The diagnostic procedure of choice for meningioma is a gadolinium-enhanced MRI. On T1-weighted images prior to gadolinium, 65% of tumors were isointense, and 35% hypointense when compared to gray matter of the brain (Elster et al 1989). On T2-weighted images, 47% were isointense with gray matter, 35% hyperintense, and 18% hypointense. In 1 series, fibroblastic and transitional meningiomas were found more often to be hypointense, whereas meningothelial and angioblastic meningiomas were hyperintense relative to brain gray matter (Elster et al 1989). On T1-weighted images with gadolinium, these tumors typically enhance diffusely and homogeneously. The dural tail of a meningioma can be visualized to guide the surgeon in extent of resection. MRI can image vascular and neural distortion and invasion of blood vessels, particularly in the optic nerve, tuberculum sellae, and medial sphenoid ridge, and guide the neurosurgeon. Postoperatively, MRI is useful in looking for residual tumor, as such a finding would require either further monitoring or additional treatment (Newman 1994). Preliminary reports of diffusion imaging found atypical and malignant meningiomas to have lower average diffusion coefficients and to be hyperintensive on diffusion weighted images, as compared to benign meningiomas (Filippi et al 2001). Apparent diffusion coefficients correlated with tumor cellularity and were highest in benign meningiomas (Kono et al 2001).
MR perfusion is being investigated with regards to its utility in differentiated extra-axial tumors. According to a small case series, a dural-based tumor with low perfusion should suggest an alternative diagnosis to a meningioma, such as a dural metastasis (Zimny and Sasiadek 2010). Additionally, intraventricular tumors with low perfusion parameters should also suggest against the diagnosis of meningioma.

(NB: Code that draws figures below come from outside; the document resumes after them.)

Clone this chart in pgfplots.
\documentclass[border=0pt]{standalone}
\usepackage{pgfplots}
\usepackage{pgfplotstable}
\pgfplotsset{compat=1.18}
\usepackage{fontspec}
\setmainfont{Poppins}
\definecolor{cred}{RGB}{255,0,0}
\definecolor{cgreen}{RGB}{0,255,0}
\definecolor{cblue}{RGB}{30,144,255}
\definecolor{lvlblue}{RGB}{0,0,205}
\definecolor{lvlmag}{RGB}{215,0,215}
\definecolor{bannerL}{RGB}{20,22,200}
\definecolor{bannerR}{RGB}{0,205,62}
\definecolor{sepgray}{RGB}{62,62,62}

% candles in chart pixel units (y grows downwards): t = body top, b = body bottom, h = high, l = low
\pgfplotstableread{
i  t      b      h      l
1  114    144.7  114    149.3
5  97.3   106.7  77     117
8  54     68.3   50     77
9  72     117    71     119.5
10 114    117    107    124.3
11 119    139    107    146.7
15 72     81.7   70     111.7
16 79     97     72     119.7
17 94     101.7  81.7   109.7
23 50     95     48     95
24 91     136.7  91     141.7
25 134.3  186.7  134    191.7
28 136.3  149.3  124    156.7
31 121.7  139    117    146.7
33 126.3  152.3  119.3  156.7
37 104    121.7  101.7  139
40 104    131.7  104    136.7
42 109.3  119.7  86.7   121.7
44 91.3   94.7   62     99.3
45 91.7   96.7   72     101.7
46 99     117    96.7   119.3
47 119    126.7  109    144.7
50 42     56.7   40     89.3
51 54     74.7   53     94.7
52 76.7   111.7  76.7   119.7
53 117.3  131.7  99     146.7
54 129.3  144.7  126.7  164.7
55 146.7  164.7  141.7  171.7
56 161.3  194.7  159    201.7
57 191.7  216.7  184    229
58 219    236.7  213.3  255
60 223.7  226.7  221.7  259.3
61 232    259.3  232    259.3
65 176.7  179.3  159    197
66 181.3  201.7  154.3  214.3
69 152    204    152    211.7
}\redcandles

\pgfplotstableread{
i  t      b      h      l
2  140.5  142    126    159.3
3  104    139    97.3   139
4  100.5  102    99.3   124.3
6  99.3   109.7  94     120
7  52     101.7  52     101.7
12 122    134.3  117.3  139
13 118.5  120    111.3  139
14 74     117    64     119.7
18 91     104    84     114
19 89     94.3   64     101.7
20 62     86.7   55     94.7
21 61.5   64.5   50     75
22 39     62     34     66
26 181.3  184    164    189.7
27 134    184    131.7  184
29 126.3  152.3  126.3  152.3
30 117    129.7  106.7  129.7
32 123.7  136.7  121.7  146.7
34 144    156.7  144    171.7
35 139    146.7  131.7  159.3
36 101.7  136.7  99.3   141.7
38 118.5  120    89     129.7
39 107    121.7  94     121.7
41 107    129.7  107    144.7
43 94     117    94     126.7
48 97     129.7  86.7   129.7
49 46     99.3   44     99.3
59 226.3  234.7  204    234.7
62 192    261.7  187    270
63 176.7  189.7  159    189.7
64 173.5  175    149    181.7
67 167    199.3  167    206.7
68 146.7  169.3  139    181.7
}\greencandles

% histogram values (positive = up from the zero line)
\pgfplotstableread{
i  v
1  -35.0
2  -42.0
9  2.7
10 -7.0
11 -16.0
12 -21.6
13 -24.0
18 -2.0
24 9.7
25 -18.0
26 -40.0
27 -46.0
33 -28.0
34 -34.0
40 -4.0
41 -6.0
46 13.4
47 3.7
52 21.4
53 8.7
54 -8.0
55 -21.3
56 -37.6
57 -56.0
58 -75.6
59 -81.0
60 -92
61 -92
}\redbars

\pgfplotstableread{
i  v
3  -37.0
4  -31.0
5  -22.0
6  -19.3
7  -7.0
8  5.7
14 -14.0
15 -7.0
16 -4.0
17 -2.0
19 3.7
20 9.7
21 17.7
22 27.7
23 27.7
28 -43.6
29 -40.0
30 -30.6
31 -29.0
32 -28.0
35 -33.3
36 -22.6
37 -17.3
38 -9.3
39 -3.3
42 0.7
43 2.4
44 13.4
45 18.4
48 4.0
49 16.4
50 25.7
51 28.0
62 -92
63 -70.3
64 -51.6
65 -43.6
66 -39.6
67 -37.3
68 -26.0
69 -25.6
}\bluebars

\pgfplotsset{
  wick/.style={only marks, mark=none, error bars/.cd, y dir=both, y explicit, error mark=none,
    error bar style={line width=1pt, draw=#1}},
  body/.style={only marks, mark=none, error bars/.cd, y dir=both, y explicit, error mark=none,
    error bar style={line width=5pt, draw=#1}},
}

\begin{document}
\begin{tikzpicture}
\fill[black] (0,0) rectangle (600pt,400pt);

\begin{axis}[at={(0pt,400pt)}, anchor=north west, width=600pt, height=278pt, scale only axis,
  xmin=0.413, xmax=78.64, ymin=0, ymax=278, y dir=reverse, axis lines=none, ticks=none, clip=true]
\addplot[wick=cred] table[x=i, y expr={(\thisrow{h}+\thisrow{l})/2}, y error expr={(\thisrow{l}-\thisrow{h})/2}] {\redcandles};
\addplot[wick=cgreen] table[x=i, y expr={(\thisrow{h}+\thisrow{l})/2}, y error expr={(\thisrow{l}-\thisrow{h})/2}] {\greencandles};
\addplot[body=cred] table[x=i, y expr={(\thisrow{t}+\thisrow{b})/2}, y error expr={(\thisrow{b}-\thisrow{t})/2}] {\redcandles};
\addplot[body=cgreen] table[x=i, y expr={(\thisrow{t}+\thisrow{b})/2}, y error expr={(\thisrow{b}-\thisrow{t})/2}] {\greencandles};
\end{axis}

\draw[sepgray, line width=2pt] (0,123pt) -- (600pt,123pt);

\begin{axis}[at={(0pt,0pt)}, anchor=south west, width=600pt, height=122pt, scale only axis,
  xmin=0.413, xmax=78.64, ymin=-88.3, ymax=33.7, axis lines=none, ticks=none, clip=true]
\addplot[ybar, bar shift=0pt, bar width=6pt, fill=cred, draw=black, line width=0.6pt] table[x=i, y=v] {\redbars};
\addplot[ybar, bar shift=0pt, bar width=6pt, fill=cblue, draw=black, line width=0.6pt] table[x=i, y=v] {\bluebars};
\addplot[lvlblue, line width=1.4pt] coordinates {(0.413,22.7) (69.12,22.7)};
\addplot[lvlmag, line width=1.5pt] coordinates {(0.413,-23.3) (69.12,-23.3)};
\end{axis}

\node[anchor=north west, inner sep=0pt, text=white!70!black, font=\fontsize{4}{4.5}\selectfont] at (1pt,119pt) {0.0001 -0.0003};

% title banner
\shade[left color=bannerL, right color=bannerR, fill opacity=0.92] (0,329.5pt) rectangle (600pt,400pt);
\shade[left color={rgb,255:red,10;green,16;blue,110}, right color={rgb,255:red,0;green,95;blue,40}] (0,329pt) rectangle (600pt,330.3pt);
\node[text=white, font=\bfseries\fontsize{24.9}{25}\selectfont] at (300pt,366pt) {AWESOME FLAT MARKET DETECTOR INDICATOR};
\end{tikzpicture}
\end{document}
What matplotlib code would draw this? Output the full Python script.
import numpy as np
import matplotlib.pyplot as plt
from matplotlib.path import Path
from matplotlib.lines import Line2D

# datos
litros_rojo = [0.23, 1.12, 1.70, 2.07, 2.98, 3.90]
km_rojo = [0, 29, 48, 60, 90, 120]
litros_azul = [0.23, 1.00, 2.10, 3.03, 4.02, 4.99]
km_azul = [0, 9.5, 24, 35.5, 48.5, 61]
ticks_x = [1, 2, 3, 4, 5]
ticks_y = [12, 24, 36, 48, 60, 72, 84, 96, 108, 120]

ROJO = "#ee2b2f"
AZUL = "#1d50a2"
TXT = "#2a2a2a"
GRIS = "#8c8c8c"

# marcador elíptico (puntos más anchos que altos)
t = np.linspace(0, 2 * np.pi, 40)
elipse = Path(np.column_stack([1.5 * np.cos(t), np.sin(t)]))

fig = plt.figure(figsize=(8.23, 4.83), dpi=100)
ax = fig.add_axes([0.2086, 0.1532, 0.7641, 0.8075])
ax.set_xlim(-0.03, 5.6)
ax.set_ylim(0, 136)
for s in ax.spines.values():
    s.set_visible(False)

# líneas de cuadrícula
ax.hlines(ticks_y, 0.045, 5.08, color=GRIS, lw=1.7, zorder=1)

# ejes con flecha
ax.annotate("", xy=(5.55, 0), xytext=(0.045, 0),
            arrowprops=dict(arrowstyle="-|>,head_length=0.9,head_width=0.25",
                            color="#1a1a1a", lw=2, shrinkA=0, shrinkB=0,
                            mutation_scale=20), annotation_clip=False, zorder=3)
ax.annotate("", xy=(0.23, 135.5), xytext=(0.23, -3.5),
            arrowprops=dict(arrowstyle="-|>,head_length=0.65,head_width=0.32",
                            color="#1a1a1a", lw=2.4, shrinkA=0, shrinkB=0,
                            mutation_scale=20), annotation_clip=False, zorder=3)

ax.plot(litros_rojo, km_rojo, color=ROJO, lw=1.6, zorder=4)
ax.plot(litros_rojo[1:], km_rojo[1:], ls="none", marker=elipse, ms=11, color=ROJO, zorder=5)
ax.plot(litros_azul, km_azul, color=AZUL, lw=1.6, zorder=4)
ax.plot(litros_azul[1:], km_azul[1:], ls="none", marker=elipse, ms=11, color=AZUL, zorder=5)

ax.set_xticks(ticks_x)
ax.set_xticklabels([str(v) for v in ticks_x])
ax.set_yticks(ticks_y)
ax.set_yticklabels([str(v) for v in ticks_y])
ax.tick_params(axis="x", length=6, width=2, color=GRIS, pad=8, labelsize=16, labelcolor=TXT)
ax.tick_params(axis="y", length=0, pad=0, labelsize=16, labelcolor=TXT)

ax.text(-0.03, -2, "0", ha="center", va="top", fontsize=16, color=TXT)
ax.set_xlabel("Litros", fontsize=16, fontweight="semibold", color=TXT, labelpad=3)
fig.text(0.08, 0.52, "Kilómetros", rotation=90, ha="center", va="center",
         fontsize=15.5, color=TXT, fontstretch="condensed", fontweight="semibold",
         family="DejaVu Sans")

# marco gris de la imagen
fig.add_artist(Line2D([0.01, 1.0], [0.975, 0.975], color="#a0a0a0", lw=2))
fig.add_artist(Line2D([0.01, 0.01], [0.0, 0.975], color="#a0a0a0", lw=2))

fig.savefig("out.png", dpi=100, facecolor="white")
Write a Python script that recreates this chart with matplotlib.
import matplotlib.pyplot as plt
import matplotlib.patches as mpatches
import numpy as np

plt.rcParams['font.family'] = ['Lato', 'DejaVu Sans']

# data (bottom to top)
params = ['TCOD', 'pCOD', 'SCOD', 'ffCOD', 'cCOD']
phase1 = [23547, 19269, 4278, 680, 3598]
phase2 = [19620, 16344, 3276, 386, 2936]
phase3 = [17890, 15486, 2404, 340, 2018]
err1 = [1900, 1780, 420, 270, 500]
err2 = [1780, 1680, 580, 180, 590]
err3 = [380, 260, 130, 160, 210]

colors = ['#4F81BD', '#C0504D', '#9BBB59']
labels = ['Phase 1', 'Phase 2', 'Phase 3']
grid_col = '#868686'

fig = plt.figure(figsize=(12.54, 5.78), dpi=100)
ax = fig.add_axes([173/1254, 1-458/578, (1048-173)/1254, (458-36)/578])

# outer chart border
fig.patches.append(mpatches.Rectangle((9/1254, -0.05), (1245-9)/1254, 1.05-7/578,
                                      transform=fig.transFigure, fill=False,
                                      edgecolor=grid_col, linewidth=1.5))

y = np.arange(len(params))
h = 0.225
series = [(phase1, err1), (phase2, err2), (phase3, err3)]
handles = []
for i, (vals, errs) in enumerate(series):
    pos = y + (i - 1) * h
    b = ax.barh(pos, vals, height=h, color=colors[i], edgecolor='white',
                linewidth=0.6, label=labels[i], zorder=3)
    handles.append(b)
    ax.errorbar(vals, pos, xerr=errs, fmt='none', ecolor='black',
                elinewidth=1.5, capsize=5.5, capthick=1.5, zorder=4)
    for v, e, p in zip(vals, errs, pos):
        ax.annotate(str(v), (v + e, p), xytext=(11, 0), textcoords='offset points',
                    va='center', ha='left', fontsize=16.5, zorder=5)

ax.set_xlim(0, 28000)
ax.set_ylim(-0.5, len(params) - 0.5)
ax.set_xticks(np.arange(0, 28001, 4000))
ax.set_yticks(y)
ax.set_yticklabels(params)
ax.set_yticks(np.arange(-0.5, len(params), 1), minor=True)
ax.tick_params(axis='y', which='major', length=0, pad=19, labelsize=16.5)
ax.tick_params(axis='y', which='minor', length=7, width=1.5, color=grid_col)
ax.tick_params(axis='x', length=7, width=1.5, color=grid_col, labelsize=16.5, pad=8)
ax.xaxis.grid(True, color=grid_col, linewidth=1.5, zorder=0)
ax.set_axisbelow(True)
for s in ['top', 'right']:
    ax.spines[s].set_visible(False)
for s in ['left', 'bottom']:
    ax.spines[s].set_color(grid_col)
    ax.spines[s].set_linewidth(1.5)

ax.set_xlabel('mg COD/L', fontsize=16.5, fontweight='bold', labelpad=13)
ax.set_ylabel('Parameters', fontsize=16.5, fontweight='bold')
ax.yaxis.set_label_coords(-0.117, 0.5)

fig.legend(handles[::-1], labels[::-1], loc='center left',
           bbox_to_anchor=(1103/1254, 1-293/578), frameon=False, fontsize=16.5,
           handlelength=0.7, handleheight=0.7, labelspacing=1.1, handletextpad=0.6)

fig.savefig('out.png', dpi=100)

CT detects all but the smallest meningiomas and is particularly useful to document the extent of bony involvement. The tumor is hypodense to slightly hyperdense compared to brain gray matter precontrast. Calcification is present in 29% of benign meningiomas and is rarely present in malignant meningiomas (Rohringer et al 1989). Calcification can vary from punctate areas to dense calcification of the whole tumor. Homogeneous contrast enhancement occurs in 72% of benign and 36% of malignant meningiomas. Benign and malignant meningiomas can both have peritumoral edema, but it is more common and usually greater in extent in malignant meningiomas (Rohringer et al 1989).
Magnetic resonance angiography has largely replaced arterial angiography and has the ability to detect the patency of venous sinuses. In large tumors that may be candidates for preoperative embolization, arterial angiography is necessary to delineate the tumor blood supply. Tumor embolization may reduce vascularity and operative bleeding.
MRS short echo time (1)H spectra using a 1.5 T magnet has found increased reduced glutathione content compared to normal white matter and low-grade gliomas, consistent with published histofluorescence studies of tumor biopsies (Opstad et al 2003). In atypical meningiomas evaluated with MRS, 62% had an elevated lactate peak (Buhl et al 2007).